Selon le 3e baromètre Ifop pour la Fondation pour l’enfance, neuf professeurs de primaire sur dix observent une augmentation des troubles du comportement des élèves liés aux écrans. Même constat chez près de six parents sur dix. Dans le même temps, deux tiers des enseignants de l’école élémentaire utilisent les écrans durant leurs cours. Explications.
C’est un consensus plutôt paradoxal : les enseignants perçoivent majoritairement les effets nuisibles des écrans sur leurs élèves, tout en étant contraints de recourir à des outils comme les tableaux numériques et les tablettes.
Les conséquences d’un usage excessif des écrans
Selon un baromètre Ifop réalisé pour la Fondation pour l’Enfance, neuf professeurs de primaire sur dix (parmi les 400 interrogés) observent une hausse des troubles comportementaux liés aux écrans (94 %) et des difficultés d’apprentissage (89 %), notamment en matière de langage, de motricité ou de graphisme.
Le rapport « À la recherche du temps perdu », commandé en avril 2024 à la demande du président de la République, souligne que les technologies numériques « présentent des risques aujourd’hui établis par la science sur certains aspects de la santé physique des enfants et des adolescents », comme des troubles du sommeil, une sédentarité accrue et un risque accru de surpoids.
Le document cite également plusieurs études qui pointent un « lien entre un usage excessif des écrans récréatifs et une dégradation des capacités attentionnelles ». Chez les enfants de 2 à 6 ans, par exemple, un usage quotidien des écrans supérieur à une heure ou un temps de télévision excédant 30 minutes « est souvent associé à de moins bonnes performances cognitives globales, attentionnelles, langagières et socio-émotionnelles ».
Conspués mais massivement utilisés
Pourtant, les écrans sont massivement intégrés à l’école. Près des deux tiers des enseignants en primaire (68 %) et même 38 % des enseignants en maternelle y ont recours. Globalement, 72 % des professeurs interrogés utilisent des écrans pour faire cours, tandis que 29 % proposent aux élèves des outils individuels comme des tablettes.
Cette omniprésence semble en contradiction avec les effets négatifs que les enseignants eux-mêmes constatent. « Notre hiérarchie nous demande d’utiliser le numérique au quotidien, cela fait partie de la grille d’évaluation », expliquait ce mercredi Aude Denizot, enseignante et membre du collectif Éducation numérique raisonnée.
Elle explique que les outils numériques sont si solidement intégrés à la formation initiale des enseignants que certains finissent par ne plus savoir travailler sans eux.
Les parents loin d’être exemplaires
Du côté des experts, la frustration est palpable. « Aucun arbitrage n’a été fait après la publication de ce rapport », regrette Joëlle Sicamois, directrice de la Fondation pour l’Enfance. « Il y a des injonctions contradictoires permanentes ».
Les parents sont également conscients des impacts des écrans (93 %), y compris des conséquences négatives.

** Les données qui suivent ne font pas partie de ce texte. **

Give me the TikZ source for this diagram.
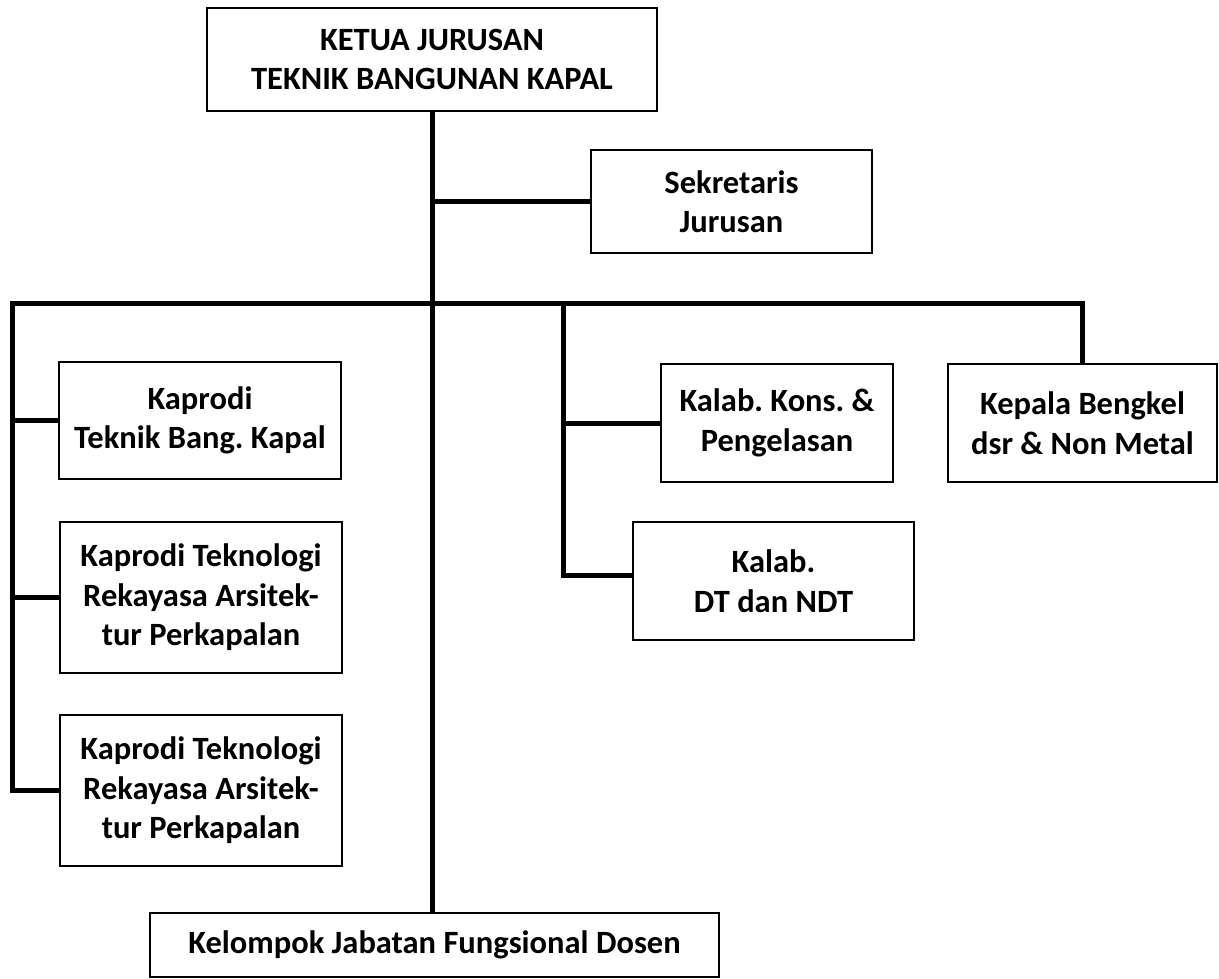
\documentclass[tikz,border=0pt]{standalone}
\usepackage{fontspec}
\setmainfont{Carlito}
\usepackage{tikz}
\frenchspacing

\begin{document}
\begin{tikzpicture}[x=1pt,y=-1pt,
    kotak/.style={draw=black,line width=1.2pt,inner sep=0pt,align=center,
      font=\fontsize{32.5}{39.5}\selectfont\bfseries},
    garis/.style={draw=black,line width=5pt}]

    \useasboundingbox (0,0) rectangle (1219,978);

    % pimpinan
    \node[kotak,minimum width=450pt,minimum height=103pt] (ketua) at (432,59.5)
    {KETUA JURUSAN \\ TEKNIK BANGUNAN KAPAL};

    \node[kotak,minimum width=281pt,minimum height=103pt] (sekre) at (731.5,201.5)
    {Sekretaris \\ Jurusan};

    % program studi
    \node[kotak,minimum width=282pt,minimum height=117pt] (kaprodiA) at (200,420.5)
    {Kaprodi \\ Teknik Bang. Kapal};

    \node[kotak,minimum width=282pt,minimum height=151pt] (kaprodiB) at (201,597.5)
    {Kaprodi Teknologi \\ Rekayasa Arsitek- \\ tur Perkapalan};

    \node[kotak,minimum width=282pt,minimum height=151pt] (kaprodiC) at (201,790.5)
    {Kaprodi Teknologi \\ Rekayasa Arsitek- \\ tur Perkapalan};

    % laboratorium dan bengkel
    \node[kotak,minimum width=232pt,minimum height=118pt] (kalabA) at (777,423)
    {Kalab. Kons. \& \\ Pengelasan};

    \node[kotak,minimum width=281pt,minimum height=118pt] (kalabB) at (773.5,581)
    {Kalab. \\ DT dan NDT};

    \node[kotak,minimum width=269pt,minimum height=118pt] (bengkel) at (1082.5,423)
    {Kepala Bengkel \\ dsr \& Non Metal};

    \node[kotak,minimum width=569pt,minimum height=64pt] (dosen) at (434.5,945)
    {Kelompok Jabatan Fungsional Dosen};

    % garis
    \coordinate (barL) at (12,303);
    \coordinate (barM) at (563,303);

    \draw[garis] (ketua.south) -- (ketua.south |- dosen.north);
    \draw[garis] (ketua.south |- sekre.west) -- (sekre.west);

    \draw[garis] (kaprodiC.west) -| (barL) -| (bengkel.north);
    \draw[garis] (kaprodiA.west) -- (kaprodiA.west -| barL);
    \draw[garis] (kaprodiB.west) -- (kaprodiB.west -| barL);

    \draw[garis] (barM) |- ([yshift=6pt]kalabB.west);
    \draw[garis] (barM |- kalabA.west) -- (kalabA.west);

  \end{tikzpicture}
\end{document}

Cependant, seul un parent sur deux affirme qu’il ne consultera pas son téléphone en présence de ses enfants, et seulement 41 % se disent prêts à éteindre la télévision durant les repas.
« Nous, parents, scrollons en moyenne 145 km par an et passons 56 heures par semaine devant nos écrans. Nous devons également reconnaître que nos propres usages sont loin d’être exemplaires », a rappelé Damien Giard, directeur numérique chez Bayard.